Après avoir fixé un prix de référence de 58,66 $ le baril jusqu’à la fin de
2020, les revenus pétroliers prévus du Ghana devraient pâtir de la chute
actuelle des prix. Les analystes prévoient déjà que le pays n’obtiendra que la
moitié de ses revenus projetés.
L’activité de production de pétrole devrait également connaître des retards
alors que Tullow Oil révise ses objectifs de production et met fin au contrat
de forage avec Maersk Drilling pour le navire de forage Maersk Venturer au
large du Ghana.
«Si les prix devaient rester autour de la barre des 30 $ US, alors le
gouvernement doit s’attendre à n’obtenir que la moitié des revenus qu’il
prévoyait. Nous avons déjà vu Tullow réduire sa production. Donc, mise à part
la chute internationale du prix du pétrole brut que nous devons égaler dans la
vente de notre propre pétrole, notre production baisse également», a déclaré
Paa Kwasi Anamua Sakyi, directrice exécutive de l’Institut pour la sécurité
énergétique.
Cameroun
Selon une analyse des impacts économiques et financiers publiée par le
secrétariat de presse du programme de réformes économiques et financières de la
CEMAC, le Cameroun peut s’attendre à une baisse de croissance de 3% face à la
crise mondiale actuelle.
Les opérations pétrolières devraient également être affectées.
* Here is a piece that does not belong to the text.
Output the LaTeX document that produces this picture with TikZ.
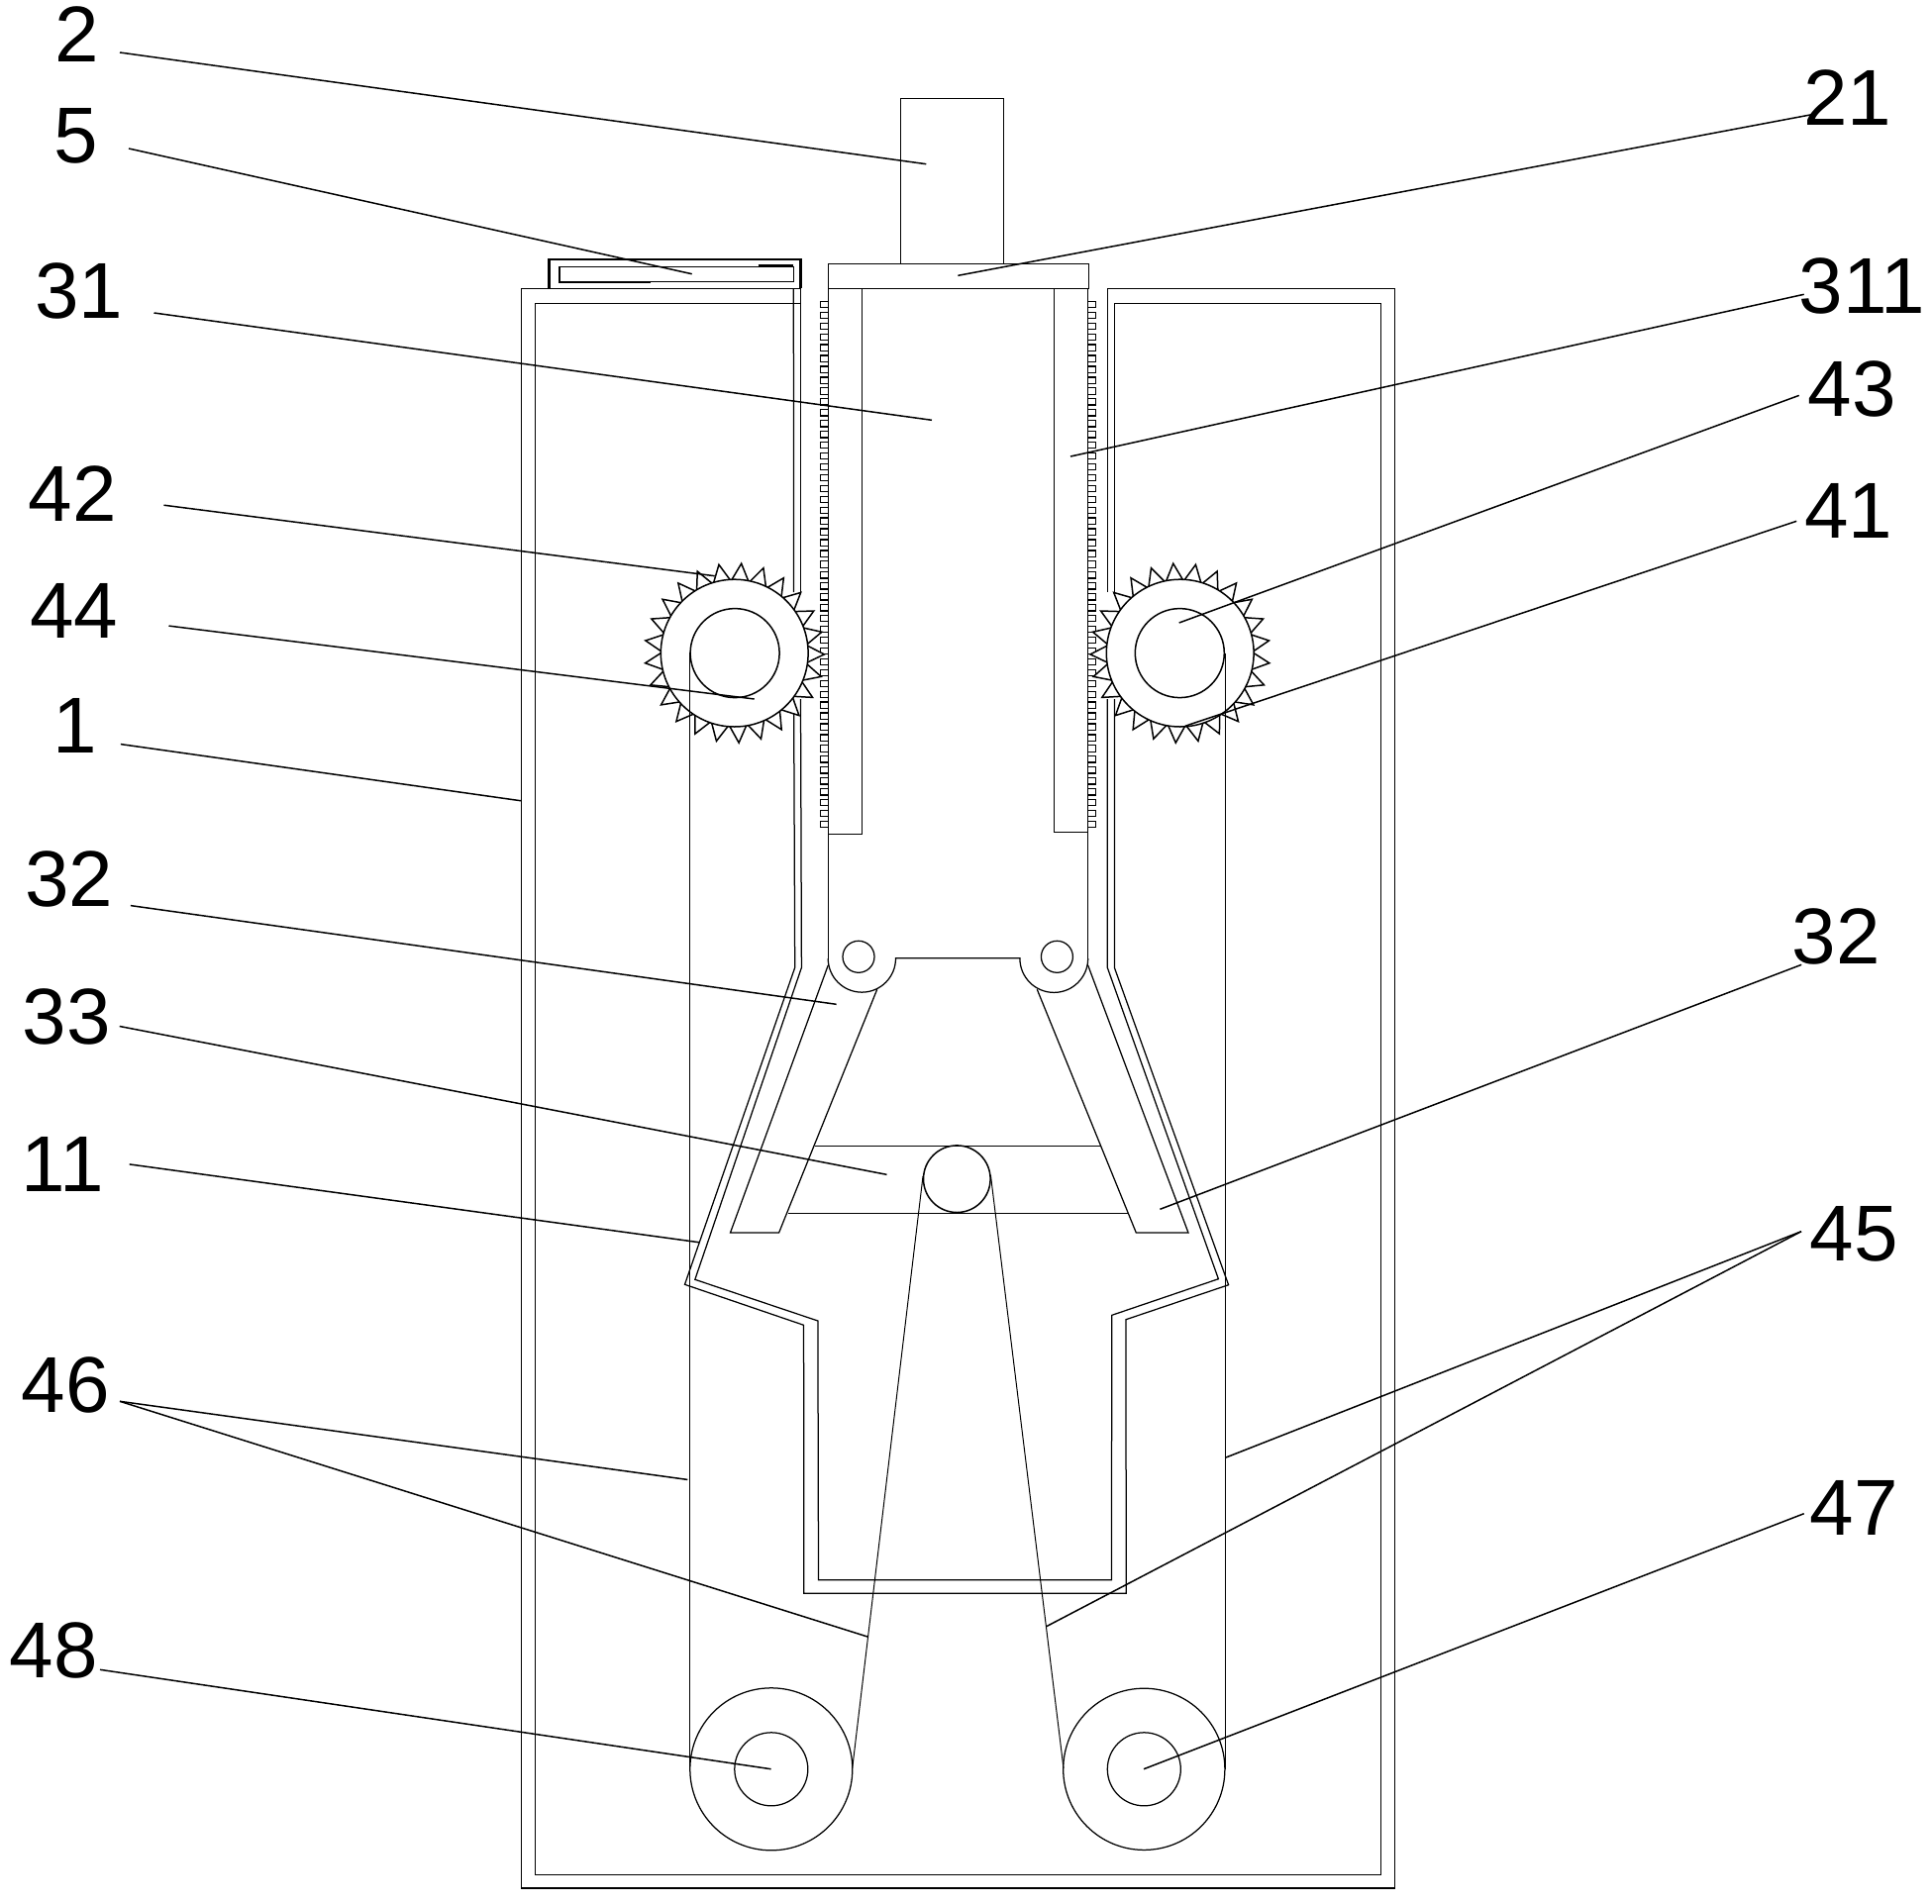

Tower Resources
par exemple a déjà déclaré force majeure dans son développement du Bloc Thali
dans l’offshore du pays. La société a également révélé que l’activité sur le
puits offshore NJOM-3 pourrait également être suspendue.
Bien que le gouvernement n’ait annoncé aucune incitation à poursuivre
l’activité dans le secteur, il a reconnu les produits de base non pétroliers
qui contribueront le plus au déclin économique du pays.
Le moment est extrêmement difficile pour le développement du pétrole en
Afrique. La Chambre africaine de l’énergie encourage les pays africains
producteurs de pétrole à s’adapter aux changements, à mettre en œuvre des
incitations et à planifier pour l’avenir. Cette crise mondiale ne peut être
résolue qu’avec un engagement, un soutien et une collaboration continus.